Defense can’t stop Locker: Tennessee quarterback Jake Locker went 7-of-10 for 94 yards on the game-winning drive, including a 34-yard touchdown strike to rookie receiver Justin Hunter with 15 seconds left. San Diego could have effectively ended the game four plays earlier, but defensive back Marcus Gilchrist couldn’t hold onto an interception on a tipped ball off the hands of Titans tight end Delanie Walker. Locker finished 23-of-37 for 299 passing yards.
Stock watch: Rising -- Philip Rivers continues to show a rebirth under new Chargers coach Mike McCoy. Rivers completed 20 of 24 passes for 184 yards with a 7-yard touchdown pass to tight end Antonio Gates. Rivers now has eight touchdown passes and just one interception on the year. Rivers did cost his team field position with a personal foul penalty for arguing an offensive pass interference call in the first half that negated an Eddie Royal touchdown pass in the first half. The Chargers had to settle for a Nick Novak 44-yard field goal on the drive.

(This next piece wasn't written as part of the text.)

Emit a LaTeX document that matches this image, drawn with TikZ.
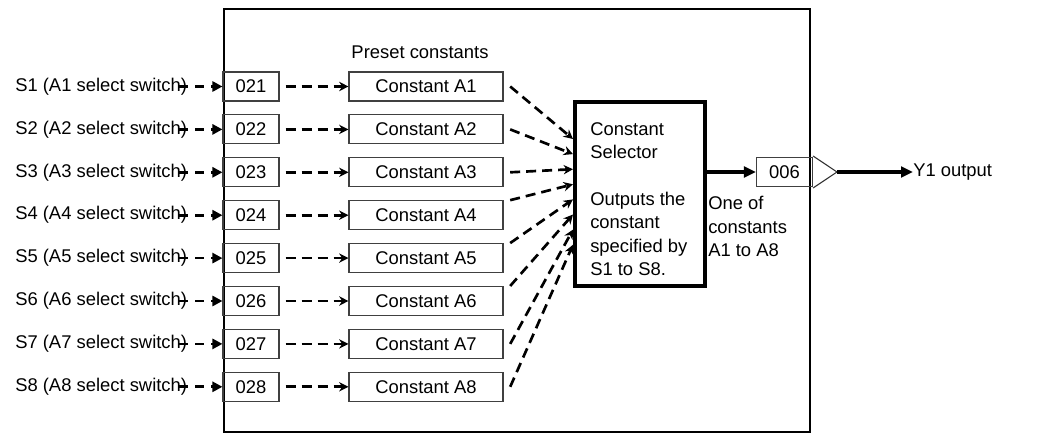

Reserves step up: Michael Harris started in place of rookie D.J. Fluker (concussion) at right tackle and looked solid in pass protection, not giving up a sack. Harris also made a key block on Ronnie Brown's 1-yard touchdown run that put San Diego ahead in the second half, 17-10. Reggie Walker was a late replacement at inside linebacker in place of Donald Butler (groin), and notched a sack in the first half.
Titans run wild: Tennessee owned the line of scrimmage offensively, finishing with 170 rushing yards. Chris Johnson rushed 19 times for 90 yards. And Locker finished with 68 rushing yards.
What’s next: The Chargers return home to face the Dallas Cowboys next Sunday at 4:25 p.m. ET.
September, 19, 2013
By Adam Teicher | ESPN.com
PHILADELPHIA -- A few thoughts on the Kansas City Chiefs' 26-16 win over the Philadelphia Eagles on Thursday night:
What it means: The Chiefs are 3-0 for the first time since 2010, and they are, for the time being, all alone in first place in the AFC West for the first time since they won the division that same season. (Denver would move back into a first-place tie by winning on Sunday.)
Stock watch: Linebacker Justin Houston had 4.5 sacks, topping the three he had in the season-opening win in Jacksonville. He leads the league in sacks with 7.5. Jamaal Charles overcame a slow start to rush for 92 yards and a touchdown. Rookie tackle Eric Fisher had another lousy game; the Eagles frequently took advantage of him in their pass rush. Actually, it wasn't a strong night for the offensive line as a whole. The other tackle, Branden Albert, was penalized twice for lining up in the backfield instead of on the line of scrimmage.
Avery’s big night: It wasn't quite a career game for wide receiver Donnie Avery, but he carried the Chiefs’ passing game. Avery had seven catches for 141 yards, dwarfing the contributions of any other receiver. Charles had also seven catches, but those produced just 80 yards. Avery's career bests are nine catches and 163 yards.
Turnover party: For the third straight game, the Chiefs didn't commit a turnover. On the other hand, they took the ball away from the Eagles five times. But they scored only 13 points off those takeaways. Safety Eric Berry scored a touchdown on a 38-yard interception return, but otherwise the Chiefs managed just two field goals. The Chiefs entered the game having scored a touchdown on each of their five trips inside the opponent's 20-yard line this season; they were just 1-for-6 Thursday night.
What’s next: The Chiefs are off until Sept. 29, when they return to game action against the New York Giants at Arrowhead Stadium. With a victory, the Chiefs would be 4-0 for the first time since 2003.